▸ What to produce: Reproduce exactly the lines below, from the first through the one containing "fig = go.Figure()", and nothing more.

>> start

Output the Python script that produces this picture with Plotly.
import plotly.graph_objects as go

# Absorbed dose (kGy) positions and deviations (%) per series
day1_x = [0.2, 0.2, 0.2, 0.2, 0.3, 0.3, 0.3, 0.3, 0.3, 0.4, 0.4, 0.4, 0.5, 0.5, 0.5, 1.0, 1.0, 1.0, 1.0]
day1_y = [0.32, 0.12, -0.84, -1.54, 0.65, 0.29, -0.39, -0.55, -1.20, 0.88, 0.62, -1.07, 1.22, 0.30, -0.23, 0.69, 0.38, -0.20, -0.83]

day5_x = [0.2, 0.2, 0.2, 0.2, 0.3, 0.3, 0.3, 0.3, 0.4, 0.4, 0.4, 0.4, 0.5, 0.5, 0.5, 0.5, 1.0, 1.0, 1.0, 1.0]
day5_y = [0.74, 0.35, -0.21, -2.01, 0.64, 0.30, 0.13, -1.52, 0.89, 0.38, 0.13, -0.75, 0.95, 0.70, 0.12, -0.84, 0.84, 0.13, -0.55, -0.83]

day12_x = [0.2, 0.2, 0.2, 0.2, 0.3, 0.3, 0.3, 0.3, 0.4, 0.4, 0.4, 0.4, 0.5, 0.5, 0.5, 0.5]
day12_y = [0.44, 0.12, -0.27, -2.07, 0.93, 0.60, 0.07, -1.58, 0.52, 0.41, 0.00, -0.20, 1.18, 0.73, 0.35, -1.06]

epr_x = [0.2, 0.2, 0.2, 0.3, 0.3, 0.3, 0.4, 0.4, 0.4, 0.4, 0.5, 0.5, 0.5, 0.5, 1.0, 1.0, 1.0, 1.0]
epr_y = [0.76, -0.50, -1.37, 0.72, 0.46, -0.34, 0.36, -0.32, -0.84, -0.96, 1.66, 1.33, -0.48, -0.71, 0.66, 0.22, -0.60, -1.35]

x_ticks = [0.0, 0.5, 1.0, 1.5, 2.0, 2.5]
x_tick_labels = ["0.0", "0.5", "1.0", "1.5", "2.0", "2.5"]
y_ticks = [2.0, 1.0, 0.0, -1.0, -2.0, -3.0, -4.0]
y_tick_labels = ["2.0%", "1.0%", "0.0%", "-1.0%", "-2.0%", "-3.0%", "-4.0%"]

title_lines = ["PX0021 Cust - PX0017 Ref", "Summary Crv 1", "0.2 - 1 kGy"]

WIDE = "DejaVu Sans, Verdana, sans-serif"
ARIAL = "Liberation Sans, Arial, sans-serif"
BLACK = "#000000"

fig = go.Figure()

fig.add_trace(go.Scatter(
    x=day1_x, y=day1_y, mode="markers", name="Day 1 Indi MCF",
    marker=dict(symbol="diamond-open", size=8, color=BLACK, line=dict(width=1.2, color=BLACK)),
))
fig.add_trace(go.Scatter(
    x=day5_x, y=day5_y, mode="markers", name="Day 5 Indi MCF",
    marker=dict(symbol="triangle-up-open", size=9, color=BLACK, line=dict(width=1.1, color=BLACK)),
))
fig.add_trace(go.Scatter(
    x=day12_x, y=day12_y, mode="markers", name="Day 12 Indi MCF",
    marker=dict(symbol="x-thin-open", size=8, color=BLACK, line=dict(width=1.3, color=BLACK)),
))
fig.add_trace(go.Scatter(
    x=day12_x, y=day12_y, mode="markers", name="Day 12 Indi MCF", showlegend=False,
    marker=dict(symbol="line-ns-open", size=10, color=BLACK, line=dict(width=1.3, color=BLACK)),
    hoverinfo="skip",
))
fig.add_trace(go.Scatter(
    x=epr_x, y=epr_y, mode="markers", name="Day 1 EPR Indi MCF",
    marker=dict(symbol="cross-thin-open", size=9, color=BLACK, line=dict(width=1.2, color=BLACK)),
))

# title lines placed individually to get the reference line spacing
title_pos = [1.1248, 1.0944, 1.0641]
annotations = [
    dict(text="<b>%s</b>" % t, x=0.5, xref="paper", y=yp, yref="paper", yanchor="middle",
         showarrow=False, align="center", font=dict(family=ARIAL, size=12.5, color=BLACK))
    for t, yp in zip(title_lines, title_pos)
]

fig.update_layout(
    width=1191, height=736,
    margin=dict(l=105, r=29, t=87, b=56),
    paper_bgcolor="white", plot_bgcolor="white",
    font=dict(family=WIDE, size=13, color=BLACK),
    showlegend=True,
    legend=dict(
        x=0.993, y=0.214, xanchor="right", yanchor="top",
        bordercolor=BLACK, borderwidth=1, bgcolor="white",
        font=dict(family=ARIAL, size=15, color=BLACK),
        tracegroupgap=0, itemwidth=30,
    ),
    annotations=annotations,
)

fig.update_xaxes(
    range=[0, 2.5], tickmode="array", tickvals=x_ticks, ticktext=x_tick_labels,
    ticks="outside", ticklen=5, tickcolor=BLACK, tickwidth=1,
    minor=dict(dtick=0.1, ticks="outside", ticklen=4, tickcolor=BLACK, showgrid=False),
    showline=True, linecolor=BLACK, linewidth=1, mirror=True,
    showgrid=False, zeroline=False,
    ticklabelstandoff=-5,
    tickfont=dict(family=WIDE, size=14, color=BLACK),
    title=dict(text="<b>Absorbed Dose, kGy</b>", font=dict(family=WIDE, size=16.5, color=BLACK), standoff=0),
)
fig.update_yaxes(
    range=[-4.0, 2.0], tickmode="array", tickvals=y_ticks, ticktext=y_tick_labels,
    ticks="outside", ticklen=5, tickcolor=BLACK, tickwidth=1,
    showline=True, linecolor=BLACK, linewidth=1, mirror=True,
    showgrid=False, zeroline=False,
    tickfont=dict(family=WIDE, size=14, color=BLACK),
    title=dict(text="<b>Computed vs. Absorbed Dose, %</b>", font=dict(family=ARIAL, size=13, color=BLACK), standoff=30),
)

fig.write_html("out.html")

>> end

▸ Response below:
Output the Python script that produces this picture with Plotly.
import plotly.graph_objects as go

# Absorbed dose (kGy) positions and deviations (%) per series
day1_x = [0.2, 0.2, 0.2, 0.2, 0.3, 0.3, 0.3, 0.3, 0.3, 0.4, 0.4, 0.4, 0.5, 0.5, 0.5, 1.0, 1.0, 1.0, 1.0]
day1_y = [0.32, 0.12, -0.84, -1.54, 0.65, 0.29, -0.39, -0.55, -1.20, 0.88, 0.62, -1.07, 1.22, 0.30, -0.23, 0.69, 0.38, -0.20, -0.83]

day5_x = [0.2, 0.2, 0.2, 0.2, 0.3, 0.3, 0.3, 0.3, 0.4, 0.4, 0.4, 0.4, 0.5, 0.5, 0.5, 0.5, 1.0, 1.0, 1.0, 1.0]
day5_y = [0.74, 0.35, -0.21, -2.01, 0.64, 0.30, 0.13, -1.52, 0.89, 0.38, 0.13, -0.75, 0.95, 0.70, 0.12, -0.84, 0.84, 0.13, -0.55, -0.83]

day12_x = [0.2, 0.2, 0.2, 0.2, 0.3, 0.3, 0.3, 0.3, 0.4, 0.4, 0.4, 0.4, 0.5, 0.5, 0.5, 0.5]
day12_y = [0.44, 0.12, -0.27, -2.07, 0.93, 0.60, 0.07, -1.58, 0.52, 0.41, 0.00, -0.20, 1.18, 0.73, 0.35, -1.06]

epr_x = [0.2, 0.2, 0.2, 0.3, 0.3, 0.3, 0.4, 0.4, 0.4, 0.4, 0.5, 0.5, 0.5, 0.5, 1.0, 1.0, 1.0, 1.0]
epr_y = [0.76, -0.50, -1.37, 0.72, 0.46, -0.34, 0.36, -0.32, -0.84, -0.96, 1.66, 1.33, -0.48, -0.71, 0.66, 0.22, -0.60, -1.35]

x_ticks = [0.0, 0.5, 1.0, 1.5, 2.0, 2.5]
x_tick_labels = ["0.0", "0.5", "1.0", "1.5", "2.0", "2.5"]
y_ticks = [2.0, 1.0, 0.0, -1.0, -2.0, -3.0, -4.0]
y_tick_labels = ["2.0%", "1.0%", "0.0%", "-1.0%", "-2.0%", "-3.0%", "-4.0%"]

title_lines = ["PX0021 Cust - PX0017 Ref", "Summary Crv 1", "0.2 - 1 kGy"]

WIDE = "DejaVu Sans, Verdana, sans-serif"
ARIAL = "Liberation Sans, Arial, sans-serif"
BLACK = "#000000"

fig = go.Figure()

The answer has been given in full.